#### [What needs to be done]
Give again, exactly as written, the lines of the records below from the line with "Output the Python" to the line with "import numpy as np". Both end lines count; pictures do not.

# # # # #

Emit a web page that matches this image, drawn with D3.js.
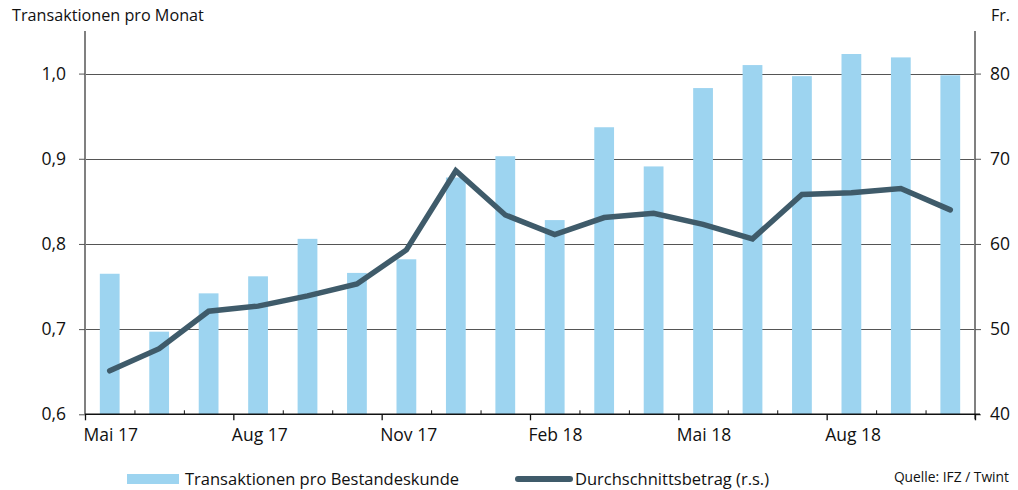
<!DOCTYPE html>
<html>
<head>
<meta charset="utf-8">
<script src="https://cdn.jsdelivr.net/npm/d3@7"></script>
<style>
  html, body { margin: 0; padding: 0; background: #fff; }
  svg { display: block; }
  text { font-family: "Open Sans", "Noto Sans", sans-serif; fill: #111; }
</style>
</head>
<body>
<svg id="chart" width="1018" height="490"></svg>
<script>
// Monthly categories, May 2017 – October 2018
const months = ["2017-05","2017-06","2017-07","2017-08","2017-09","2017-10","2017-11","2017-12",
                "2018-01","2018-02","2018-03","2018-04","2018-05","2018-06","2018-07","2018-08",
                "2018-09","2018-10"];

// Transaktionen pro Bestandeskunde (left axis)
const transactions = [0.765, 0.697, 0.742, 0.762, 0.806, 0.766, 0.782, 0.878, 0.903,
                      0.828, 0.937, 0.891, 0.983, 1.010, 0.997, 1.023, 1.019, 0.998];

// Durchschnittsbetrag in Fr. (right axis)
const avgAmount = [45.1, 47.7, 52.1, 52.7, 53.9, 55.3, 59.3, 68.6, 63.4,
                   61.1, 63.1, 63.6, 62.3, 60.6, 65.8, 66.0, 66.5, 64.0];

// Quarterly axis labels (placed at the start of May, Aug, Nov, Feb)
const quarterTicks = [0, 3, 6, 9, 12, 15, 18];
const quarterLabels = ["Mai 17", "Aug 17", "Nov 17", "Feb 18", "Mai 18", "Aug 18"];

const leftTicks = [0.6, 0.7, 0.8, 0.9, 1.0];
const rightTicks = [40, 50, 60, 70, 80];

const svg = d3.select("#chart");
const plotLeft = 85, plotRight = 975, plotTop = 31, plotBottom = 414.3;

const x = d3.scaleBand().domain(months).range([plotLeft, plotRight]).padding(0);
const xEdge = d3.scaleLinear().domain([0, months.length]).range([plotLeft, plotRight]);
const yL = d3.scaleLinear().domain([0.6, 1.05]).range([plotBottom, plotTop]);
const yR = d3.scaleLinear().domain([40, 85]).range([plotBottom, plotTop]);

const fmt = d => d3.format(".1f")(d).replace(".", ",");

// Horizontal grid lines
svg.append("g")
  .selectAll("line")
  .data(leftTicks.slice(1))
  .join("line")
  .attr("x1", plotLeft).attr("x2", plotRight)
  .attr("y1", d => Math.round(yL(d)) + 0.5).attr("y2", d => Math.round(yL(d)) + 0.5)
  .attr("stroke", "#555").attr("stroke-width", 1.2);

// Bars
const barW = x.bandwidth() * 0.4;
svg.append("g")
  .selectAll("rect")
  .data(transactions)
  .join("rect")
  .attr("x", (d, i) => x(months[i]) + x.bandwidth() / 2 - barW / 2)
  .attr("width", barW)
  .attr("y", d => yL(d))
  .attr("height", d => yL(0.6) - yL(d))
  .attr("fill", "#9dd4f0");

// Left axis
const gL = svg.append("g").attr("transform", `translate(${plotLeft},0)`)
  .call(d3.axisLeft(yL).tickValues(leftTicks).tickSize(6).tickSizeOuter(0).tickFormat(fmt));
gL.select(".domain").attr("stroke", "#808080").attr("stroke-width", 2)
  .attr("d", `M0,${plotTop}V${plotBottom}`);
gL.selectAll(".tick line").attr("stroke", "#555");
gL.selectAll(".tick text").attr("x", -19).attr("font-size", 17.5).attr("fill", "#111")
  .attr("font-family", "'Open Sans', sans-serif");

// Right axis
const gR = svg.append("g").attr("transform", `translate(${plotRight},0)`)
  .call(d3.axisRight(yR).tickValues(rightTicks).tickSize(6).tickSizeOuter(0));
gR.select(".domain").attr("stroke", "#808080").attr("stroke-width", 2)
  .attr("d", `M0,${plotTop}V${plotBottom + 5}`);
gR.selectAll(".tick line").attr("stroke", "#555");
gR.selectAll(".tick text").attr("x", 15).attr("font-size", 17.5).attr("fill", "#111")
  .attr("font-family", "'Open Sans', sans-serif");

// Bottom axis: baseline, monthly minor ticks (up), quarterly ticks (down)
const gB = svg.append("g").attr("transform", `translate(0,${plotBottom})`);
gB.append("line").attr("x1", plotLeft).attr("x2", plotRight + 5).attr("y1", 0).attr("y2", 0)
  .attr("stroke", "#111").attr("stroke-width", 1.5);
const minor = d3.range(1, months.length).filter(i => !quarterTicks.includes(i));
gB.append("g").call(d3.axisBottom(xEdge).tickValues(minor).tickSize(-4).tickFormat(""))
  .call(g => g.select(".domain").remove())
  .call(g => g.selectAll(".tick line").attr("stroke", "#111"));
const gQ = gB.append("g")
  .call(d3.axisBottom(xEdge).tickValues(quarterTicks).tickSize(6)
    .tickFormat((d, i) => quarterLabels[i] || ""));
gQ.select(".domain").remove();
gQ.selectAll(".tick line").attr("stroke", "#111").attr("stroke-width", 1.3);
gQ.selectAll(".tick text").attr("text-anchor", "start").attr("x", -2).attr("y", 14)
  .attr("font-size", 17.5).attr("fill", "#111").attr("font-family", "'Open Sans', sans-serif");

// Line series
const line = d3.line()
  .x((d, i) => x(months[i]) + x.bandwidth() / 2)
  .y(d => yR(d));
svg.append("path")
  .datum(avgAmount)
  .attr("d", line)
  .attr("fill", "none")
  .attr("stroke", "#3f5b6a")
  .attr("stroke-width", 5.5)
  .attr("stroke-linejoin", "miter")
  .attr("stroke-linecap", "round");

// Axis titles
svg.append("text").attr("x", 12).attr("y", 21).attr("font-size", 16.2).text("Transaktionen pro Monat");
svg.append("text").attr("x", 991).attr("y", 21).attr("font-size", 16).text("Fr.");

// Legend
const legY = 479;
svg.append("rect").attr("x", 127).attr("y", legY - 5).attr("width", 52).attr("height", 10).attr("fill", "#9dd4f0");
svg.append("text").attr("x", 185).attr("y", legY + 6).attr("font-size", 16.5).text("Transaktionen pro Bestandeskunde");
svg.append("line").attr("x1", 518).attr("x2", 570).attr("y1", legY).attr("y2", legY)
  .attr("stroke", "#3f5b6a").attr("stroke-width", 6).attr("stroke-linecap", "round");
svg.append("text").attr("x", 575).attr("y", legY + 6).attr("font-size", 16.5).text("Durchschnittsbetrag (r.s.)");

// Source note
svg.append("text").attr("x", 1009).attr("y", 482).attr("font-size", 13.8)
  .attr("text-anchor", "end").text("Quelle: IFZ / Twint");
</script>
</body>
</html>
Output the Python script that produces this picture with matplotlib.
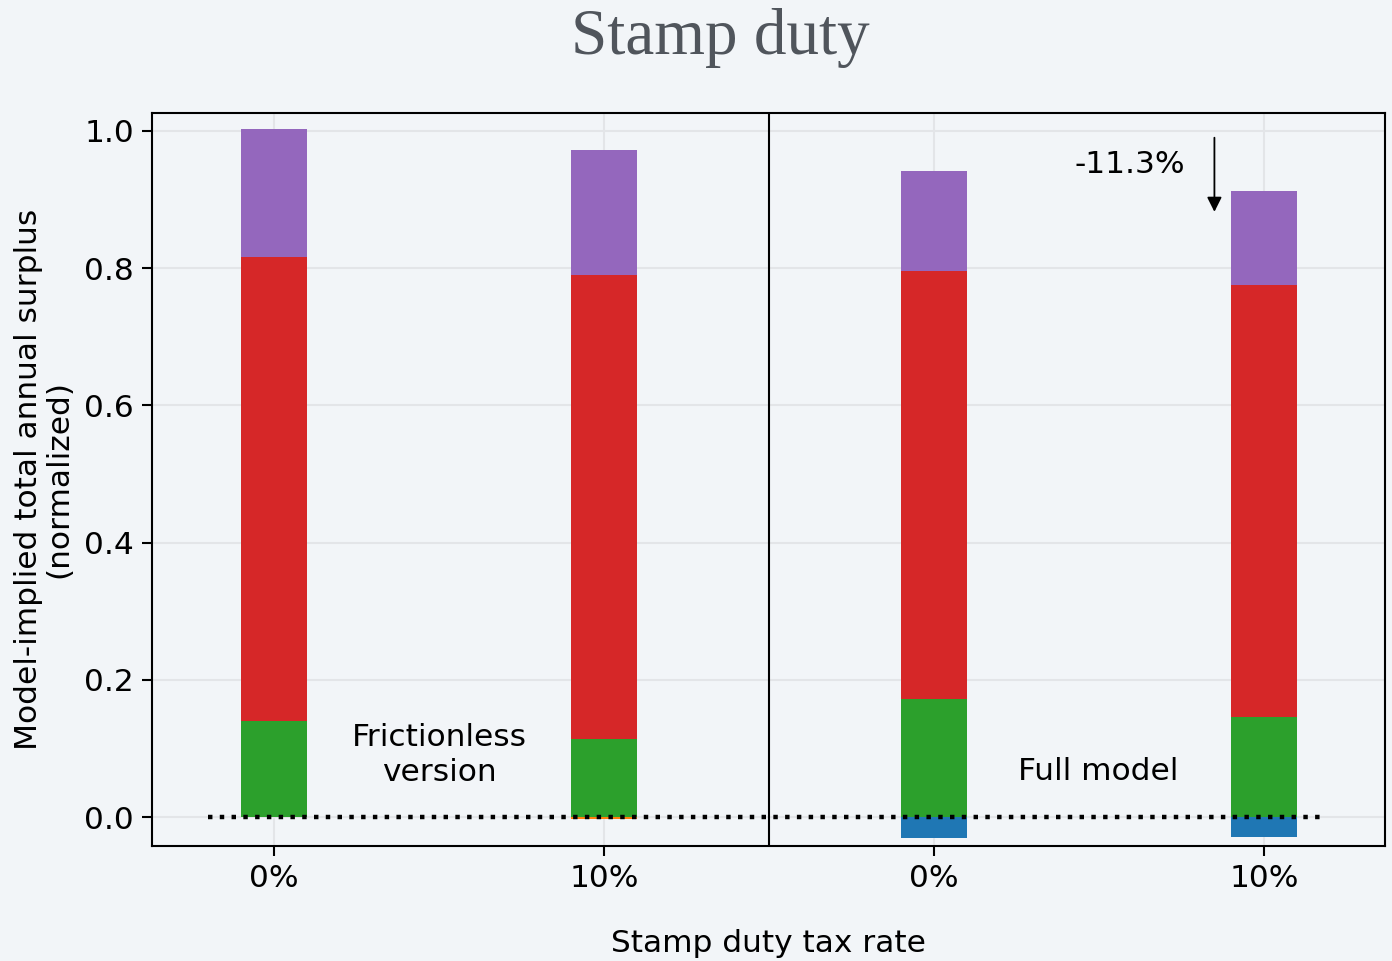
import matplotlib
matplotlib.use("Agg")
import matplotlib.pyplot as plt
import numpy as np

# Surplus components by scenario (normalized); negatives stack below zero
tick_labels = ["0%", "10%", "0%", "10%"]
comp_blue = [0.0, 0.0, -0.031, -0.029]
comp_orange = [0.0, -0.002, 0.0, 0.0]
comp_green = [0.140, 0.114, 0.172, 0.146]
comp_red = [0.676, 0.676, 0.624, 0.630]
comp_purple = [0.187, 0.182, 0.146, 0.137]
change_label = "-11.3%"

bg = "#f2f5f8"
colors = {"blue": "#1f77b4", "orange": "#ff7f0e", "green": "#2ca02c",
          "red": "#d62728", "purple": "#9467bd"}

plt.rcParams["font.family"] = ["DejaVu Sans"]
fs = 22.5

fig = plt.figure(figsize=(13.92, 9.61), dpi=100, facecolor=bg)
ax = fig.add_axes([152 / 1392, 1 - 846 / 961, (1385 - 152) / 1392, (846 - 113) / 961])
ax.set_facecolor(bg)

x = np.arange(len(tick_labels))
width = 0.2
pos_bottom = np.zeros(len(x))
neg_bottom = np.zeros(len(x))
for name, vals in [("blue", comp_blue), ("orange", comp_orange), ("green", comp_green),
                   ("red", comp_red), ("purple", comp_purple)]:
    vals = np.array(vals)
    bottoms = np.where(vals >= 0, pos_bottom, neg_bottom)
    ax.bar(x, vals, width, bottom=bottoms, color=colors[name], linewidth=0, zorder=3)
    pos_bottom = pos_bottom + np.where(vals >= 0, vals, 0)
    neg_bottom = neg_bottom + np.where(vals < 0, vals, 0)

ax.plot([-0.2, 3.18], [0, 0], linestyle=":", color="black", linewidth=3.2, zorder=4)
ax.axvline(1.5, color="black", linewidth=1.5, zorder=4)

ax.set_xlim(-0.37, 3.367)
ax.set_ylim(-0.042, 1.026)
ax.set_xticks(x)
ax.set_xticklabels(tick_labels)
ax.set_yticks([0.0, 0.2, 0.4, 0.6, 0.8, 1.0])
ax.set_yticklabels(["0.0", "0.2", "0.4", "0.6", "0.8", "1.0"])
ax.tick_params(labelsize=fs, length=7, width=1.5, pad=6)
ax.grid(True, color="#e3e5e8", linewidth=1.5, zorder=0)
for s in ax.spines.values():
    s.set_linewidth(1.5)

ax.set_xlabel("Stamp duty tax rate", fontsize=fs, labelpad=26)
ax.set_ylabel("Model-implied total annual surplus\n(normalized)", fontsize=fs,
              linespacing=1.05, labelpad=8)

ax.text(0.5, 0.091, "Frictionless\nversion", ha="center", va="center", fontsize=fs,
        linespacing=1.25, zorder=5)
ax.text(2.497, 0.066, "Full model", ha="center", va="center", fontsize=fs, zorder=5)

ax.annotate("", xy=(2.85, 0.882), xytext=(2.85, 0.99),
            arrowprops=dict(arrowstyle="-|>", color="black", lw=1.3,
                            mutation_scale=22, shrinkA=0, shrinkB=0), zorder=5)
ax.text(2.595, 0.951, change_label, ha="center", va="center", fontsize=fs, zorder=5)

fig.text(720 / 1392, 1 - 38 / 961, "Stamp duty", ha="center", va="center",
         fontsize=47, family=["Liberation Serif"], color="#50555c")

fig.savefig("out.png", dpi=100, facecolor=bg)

# # # # #

#### [Task answer]
Output the Python script that produces this picture with matplotlib.
import matplotlib
matplotlib.use("Agg")
import matplotlib.pyplot as plt
import numpy as np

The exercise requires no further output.